McClellan, who has the reputation of being the ablest officer in the
Federal Army, is a native of
Philadelphia, and still comparatively a young man, having been born on the 3d of December, 1826, and graduated at
West Point with the class of 1846.
He served with distinction in the war with
Mexico, and in 1855 was appointed a member of the Commission which went to the seat of war in the Crimea and in
Northern Russia.
The other members of the Commission were
Col. Richard Delafield, now an officer of the Confederate Army, and
Major Alfred Mordecal, of
North Carolina, who some time ago resigned the Superintendency of the Troy Arsenal.
A report, embodying the result of his observations in the Crimea, was made by
McClellan, which added to his reputation as a scientific soldier.
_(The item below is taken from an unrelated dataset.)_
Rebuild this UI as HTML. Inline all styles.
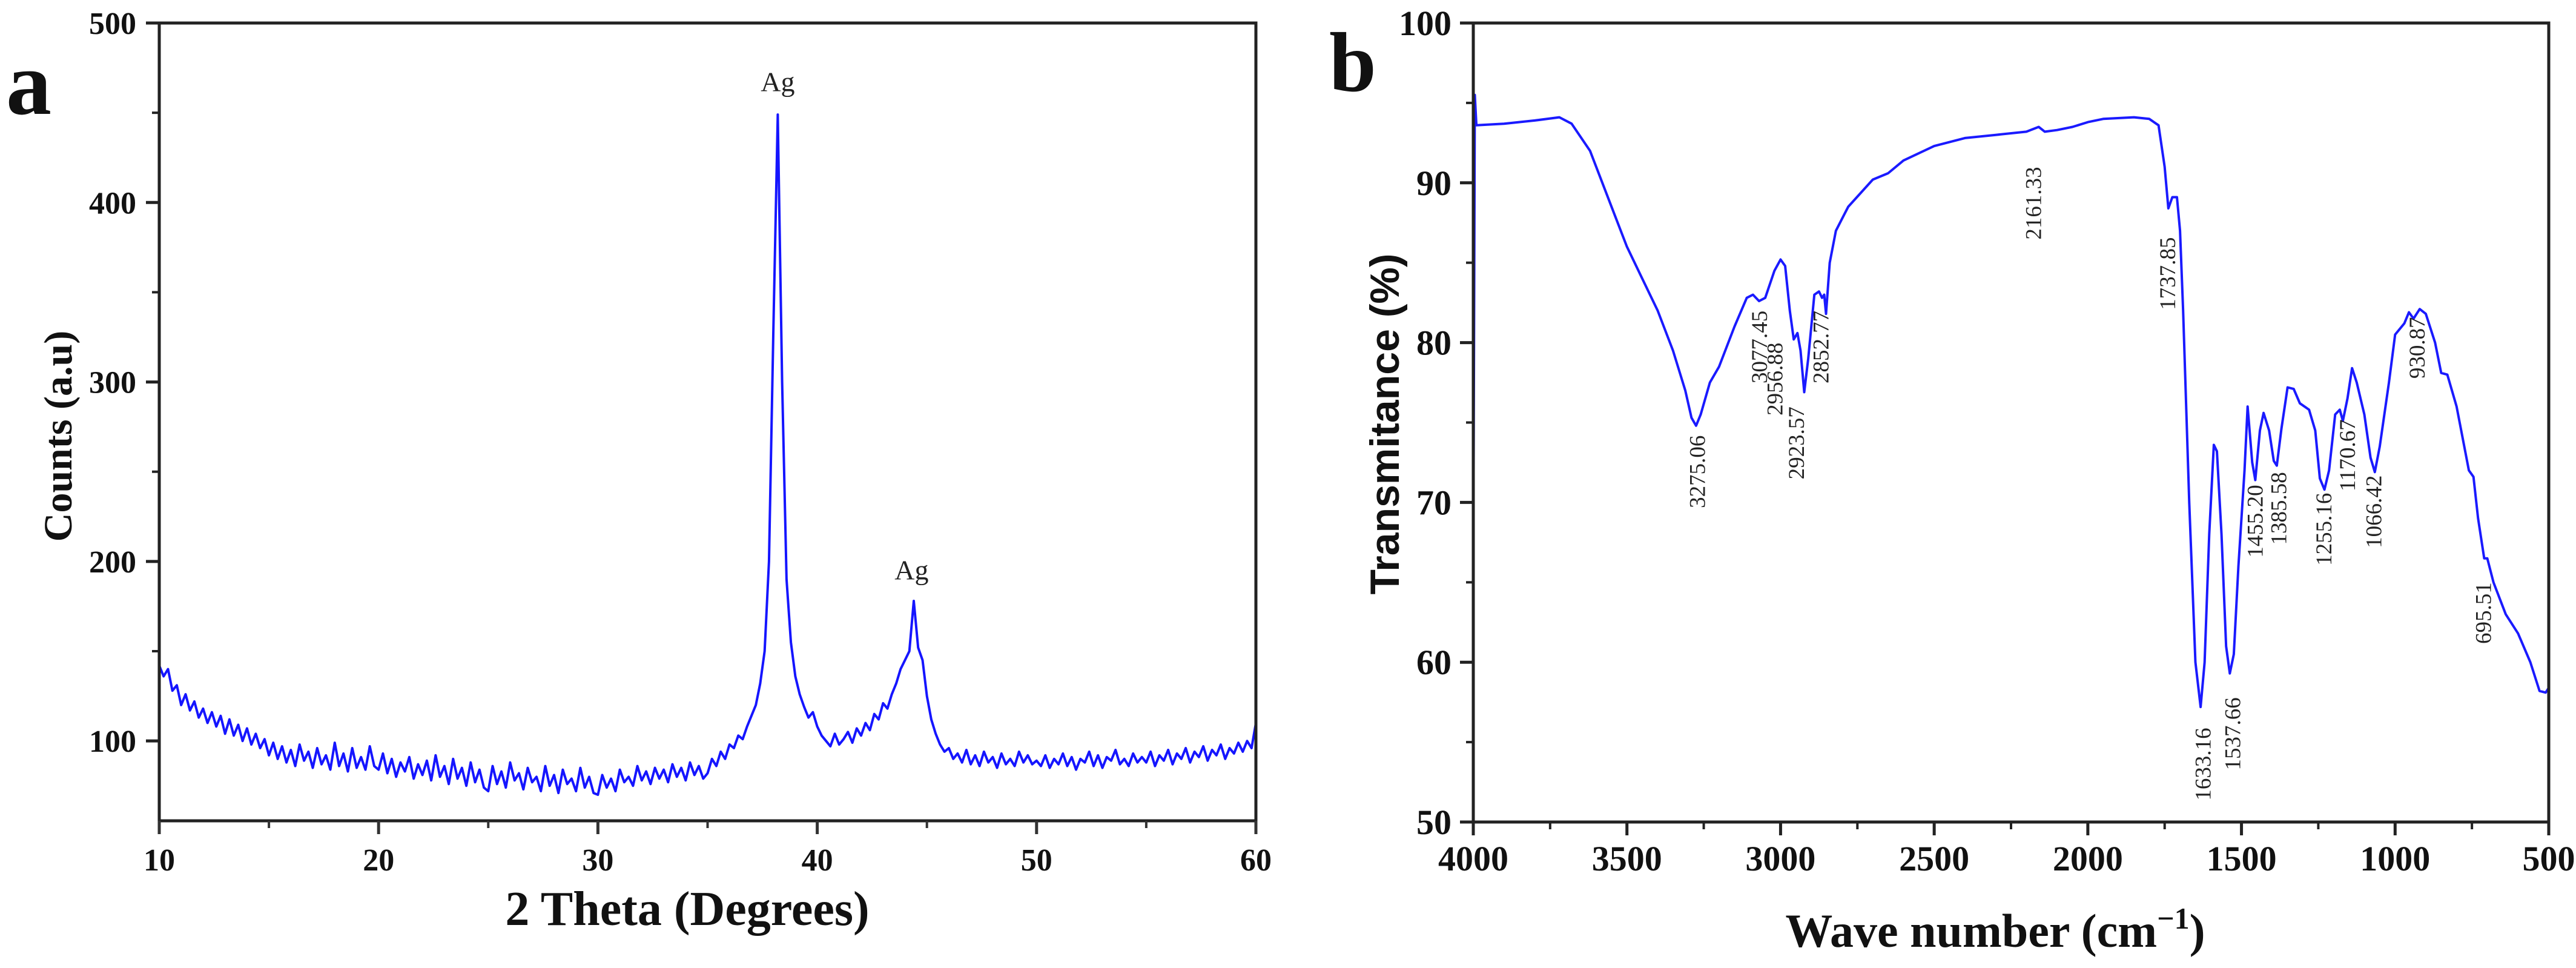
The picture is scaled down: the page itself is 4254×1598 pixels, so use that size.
<!DOCTYPE html>
<html><head><meta charset="utf-8">
<style>
html,body{margin:0;padding:0;background:#fff;}
svg{display:block;}
.tk{font-family:"Liberation Serif",serif;font-weight:bold;fill:#111;}
.pl{font-family:"Liberation Serif",serif;fill:#222;}
</style></head>
<body>
<svg id="fig" width="4254" height="1598" viewBox="0 0 4254 1598" xmlns="http://www.w3.org/2000/svg">
<rect width="4254" height="1598" fill="#fff"/>
<g id="chartA"></g>
<g id="chartB"></g>
</svg>
<script>
// ---------- XRD data (panel a) ----------
const xrdStart = 10, xrdStep = 0.2;
const xrdCounts = [
142,136,140,128,131,120,126,117,122,113,118,110,116,108,114,104,112,103,109,100,107,98,104,96,101,
92,99,90,97,88,95,86,98,89,94,85,96,87,92,84,99,86,93,83,96,85,91,84,97,86,
84,93,82,90,80,88,83,91,79,87,81,89,78,92,80,86,76,90,79,85,75,88,77,84,74,
72,86,76,83,74,88,78,82,73,85,77,80,72,86,75,81,71,84,76,79,72,85,74,80,71,
70,81,74,79,72,84,77,80,75,86,78,83,76,85,79,84,77,87,80,85,78,88,81,86,79,
82,90,86,94,90,98,96,103,101,108,114,120,132,150,200,330,449,300,190,155,136,126,119,113,116,
108,103,100,97,104,98,101,105,99,107,103,110,106,115,112,121,118,126,132,140,145,150,178,152,145,
125,112,104,98,94,96,90,93,88,95,87,92,86,94,88,91,85,93,87,90,86,94,88,92,87,
89,86,92,85,90,87,93,86,91,84,90,88,94,86,92,85,91,89,95,87,90,86,93,88,91,
88,94,86,92,89,95,87,93,90,96,88,94,91,97,89,95,92,98,90,96,93,99,94,100,96,
110];
const xrdXTicks = [10,20,30,40,50,60];
const xrdYTicks = [100,200,300,400,500];
const xrdPeakLabels = ["Ag","Ag"];
const xrdPeakX = [38.2,44.3];
const xrdPeakY = [462,190];

// ---------- FTIR data (panel b) ----------
const ftirWn = [4000,3995,3990,3900,3800,3720,3680,3620,3550,3500,3450,3400,3350,3310,3290,3275,3260,3230,3200,3150,3110,3090,3070,3050,3020,3000,2985,2970,2957,2945,2935,2923,2910,2890,2875,2865,2858,2852,2840,2820,2780,2700,2650,2600,2500,2400,2300,2200,2160,2140,2100,2050,2000,1950,1850,1800,1770,1750,1738,1725,1710,1700,1690,1670,1650,1633,1620,1605,1590,1580,1565,1550,1538,1525,1510,1490,1480,1465,1455,1440,1428,1410,1395,1385,1370,1350,1330,1310,1280,1260,1245,1230,1215,1195,1180,1170,1155,1140,1125,1100,1080,1066,1050,1020,1000,970,955,940,920,900,870,850,830,800,760,745,730,710,700,680,640,600,560,530,510,500];
const ftirT = [66,95.5,93.6,93.7,93.9,94.1,93.7,92,88.5,86,84,82,79.5,77,75.3,74.8,75.5,77.5,78.5,81,82.8,83,82.6,82.8,84.5,85.2,84.8,82,80.2,80.6,79.5,76.9,79,83,83.2,82.8,83,81.8,85,87,88.5,90.2,90.6,91.4,92.3,92.8,93,93.2,93.5,93.2,93.3,93.5,93.8,94,94.1,94.0,93.6,91,88.4,89.1,89.1,87,82,70,60,57.2,60,68,73.6,73.2,68,61,59.3,60.5,66,72,76,72.5,71.4,74.5,75.6,74.5,72.6,72.3,74.6,77.2,77.1,76.2,75.8,74.5,71.5,70.8,72,75.5,75.8,75.1,76.5,78.4,77.5,75.5,72.8,71.9,73.5,77.5,80.5,81.2,81.9,81.5,82.1,81.8,80,78.1,78,76,72,71.6,69,66.5,66.5,65,63,61.8,60,58.2,58.1,58.4];
const ftirXTicks = [4000,3500,3000,2500,2000,1500,1000,500];
const ftirYTicks = [50,60,70,80,90,100];
const peakNames = ["3275.06","3077.45","2956.88","2923.57","2852.77","2161.33","1737.85","1633.16","1537.66","1455.20","1385.58","1255.16","1170.67","1066.42","930.87","695.51"];
const peakLabelWn = [3272,3070,3020,2950,2870,2178,1742,1626,1530,1457,1380,1233,1156,1071,930,714];
const peakLabelTop = [74.2,82.0,80.0,76.0,82.0,91.0,86.6,55.9,57.8,71.1,71.9,70.6,75.2,71.7,81.6,65.0];

const NS = "http://www.w3.org/2000/svg";
function mk(tag, attrs, parent, text){
  const e = document.createElementNS(NS, tag);
  for (const k in attrs) e.setAttribute(k, attrs[k]);
  if (text !== undefined) e.textContent = text;
  parent.appendChild(e); return e;
}

// ---------- Panel a ----------
(function(){
  const g = document.getElementById('chartA');
  const L=263, R=2074, T=38, B=1355, xmin=10, xmax=60, ymin=55.5, ymax=500;
  const sx = v => L + (v-xmin)/(xmax-xmin)*(R-L);
  const sy = v => B - (v-ymin)/(ymax-ymin)*(B-T);
  let d = "";
  xrdCounts.forEach((c,i)=>{ const x = xrdStart + i*xrdStep; d += (i?"L":"M")+sx(x).toFixed(1)+","+sy(c).toFixed(1); });
  const p = mk('path',{d:d,fill:'none',stroke:'#1515ff','stroke-width':4,'stroke-linejoin':'round'},g);
  
  
  const fr = mk('rect',{x:L,y:T,width:R-L,height:B-T,fill:'none',stroke:'#222','stroke-width':5},g);
  
  
  xrdXTicks.forEach(v=>{
    const tl = mk('line',{x1:sx(v),x2:sx(v),y1:B,y2:B+22,stroke:'#333','stroke-width':5},g);
    
    
    const t = mk('text',{x:sx(v),y:B+82,'text-anchor':'middle','font-size':52,class:'tk'},g,String(v));
    
    
  });
  for (let v=15; v<60; v+=10){
    const m = mk('line',{x1:sx(v),x2:sx(v),y1:B,y2:B+12,stroke:'#333','stroke-width':4},g);
    
    
  }
  xrdYTicks.forEach(v=>{
    const tl = mk('line',{x1:L-22,x2:L,y1:sy(v),y2:sy(v),stroke:'#222','stroke-width':5},g);
    
    
    const t = mk('text',{x:L-38,y:sy(v)+18,'text-anchor':'end','font-size':52,class:'tk'},g,String(v));
    
    
  });
  for (let v=150; v<500; v+=100){
    const m = mk('line',{x1:L-12,x2:L,y1:sy(v),y2:sy(v),stroke:'#222','stroke-width':4},g);
    
    
  }
  xrdPeakLabels.forEach((s,i)=>{
    const t = mk('text',{x:sx(xrdPeakX[i]),y:sy(xrdPeakY[i]),'text-anchor':'middle','font-size':46,class:'pl'},g,s);
    
    
  });
  const xt = mk('text',{x:1135,y:1527,'text-anchor':'middle','font-size':80,class:'tk'},g,"2 Theta (Degrees)");
  
  
  const yt = mk('text',{x:0,y:0,'text-anchor':'middle','font-size':66,class:'tk',transform:'translate(118,720) rotate(-90)'},g,"Counts (a.u)");
  
  
  const pa = mk('text',{x:10,y:188,'font-size':150,class:'tk'},g,"a");
  
  
})();

// ---------- Panel b ----------
(function(){
  const g = document.getElementById('chartB');
  const L=2433, R=4209, T=38, B=1357, xmin=500, xmax=4000, ymin=50, ymax=100;
  const sx = v => L + (xmax-v)/(xmax-xmin)*(R-L);
  const sy = v => B - (v-ymin)/(ymax-ymin)*(B-T);
  let d = "";
  ftirWn.forEach((w,i)=>{ d += (i?"L":"M")+sx(w).toFixed(1)+","+sy(ftirT[i]).toFixed(1); });
  const p = mk('path',{d:d,fill:'none',stroke:'#1a1aff','stroke-width':4,'stroke-linejoin':'round'},g);
  
  
  const fr = mk('rect',{x:L,y:T,width:R-L,height:B-T,fill:'none',stroke:'#222','stroke-width':5},g);
  
  
  ftirXTicks.forEach(v=>{
    const tl = mk('line',{x1:sx(v),x2:sx(v),y1:B,y2:B+22,stroke:'#222','stroke-width':5},g);
    
    
    const t = mk('text',{x:sx(v),y:B+80,'text-anchor':'middle','font-size':58,class:'tk'},g,String(v));
    
    
  });
  for (let v=3750; v>500; v-=500){
    const m = mk('line',{x1:sx(v),x2:sx(v),y1:B,y2:B+12,stroke:'#222','stroke-width':4},g);
    
    
  }
  ftirYTicks.forEach(v=>{
    const tl = mk('line',{x1:L-22,x2:L,y1:sy(v),y2:sy(v),stroke:'#222','stroke-width':5},g);
    
    
    const t = mk('text',{x:L-36,y:sy(v)+20,'text-anchor':'end','font-size':58,class:'tk'},g,String(v));
    
    
  });
  for (let v=55; v<100; v+=10){
    const m = mk('line',{x1:L-12,x2:L,y1:sy(v),y2:sy(v),stroke:'#222','stroke-width':4},g);
    
    
  }
  peakNames.forEach((s,i)=>{
    const x = sx(peakLabelWn[i])+13, y = sy(peakLabelTop[i]);
    const t = mk('text',{x:0,y:0,'text-anchor':'end','font-size':37,class:'pl',transform:'translate('+x.toFixed(1)+','+y.toFixed(1)+') rotate(-90)'},g,s);
    
    
  });
  const xt = mk('text',{x:3295,y:1563,'text-anchor':'middle','font-size':78,class:'tk'},g,"");
  
  
  xt.appendChild(document.createTextNode("Wave number (cm"));
  mk('tspan',{dy:-30,'font-size':50},xt,"\u22121");
  mk('tspan',{dy:30},xt,")");
  const yt = mk('text',{x:0,y:0,'text-anchor':'middle','font-size':68,'font-family':'"Liberation Sans",sans-serif','font-weight':'bold',fill:'#111',transform:'translate(2310,700) rotate(-90)'},g,"Transmitance (%)");
  
  
  const pb = mk('text',{x:2195,y:150,'font-size':140,class:'tk'},g,"b");
  
  
})();
</script>
</body></html>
In January, 1857, he resigned his position in the army to become
Vice-President and Engineer of the Illinois Central Railroad, which post he held for three years, when he accepted the Presidency of the Ohio and Mississippi Railroad, with the shug salary of $12,000 per annum.
On the 14th of May last,
Lincoln appointed him
Major General, and he accepted the appointment upon the condition that his salary as
President of the Railroad should not be stopped.
Having made this judicious provision for Number One, he was placed in command of the Department of Ohio, which includes besides
Illinois,
Indiana and
Ohio, that part of
Virginia lying North of the Great Kanawha River and the
Maryland line, with so much of
Pennsylvania as lies West of a line drawn from the
Maryland line to the
Northwest corner of
McKean county.
Such are the principal interesting points of
McClellan's history, as we condense them from an article in the Petersburg
Express.--He is probably the ablest military man in the
Northern Army.
We know nothing of his character as a man that can raise him in public estimation.
His bloodthirsty proclamation threatening to hang Southern guerillas, and the wilful lying of which he was convicted in his correspondence with
Gen. Buckner, of
Kentucky, proves that he is not a gentleman.
His late success, gained by tremendous odds, and the villainy of the traitors in the
West, will not add much to his laurels.
We predict that when he emerges from that treacherous soil in
Northwestern Virginia, which gives way beneath the footsteps of an honest man, and comes out upon true
Virginia ground face to face, with a force of half his own number, the conceit will be taken out of him in the most summary manner.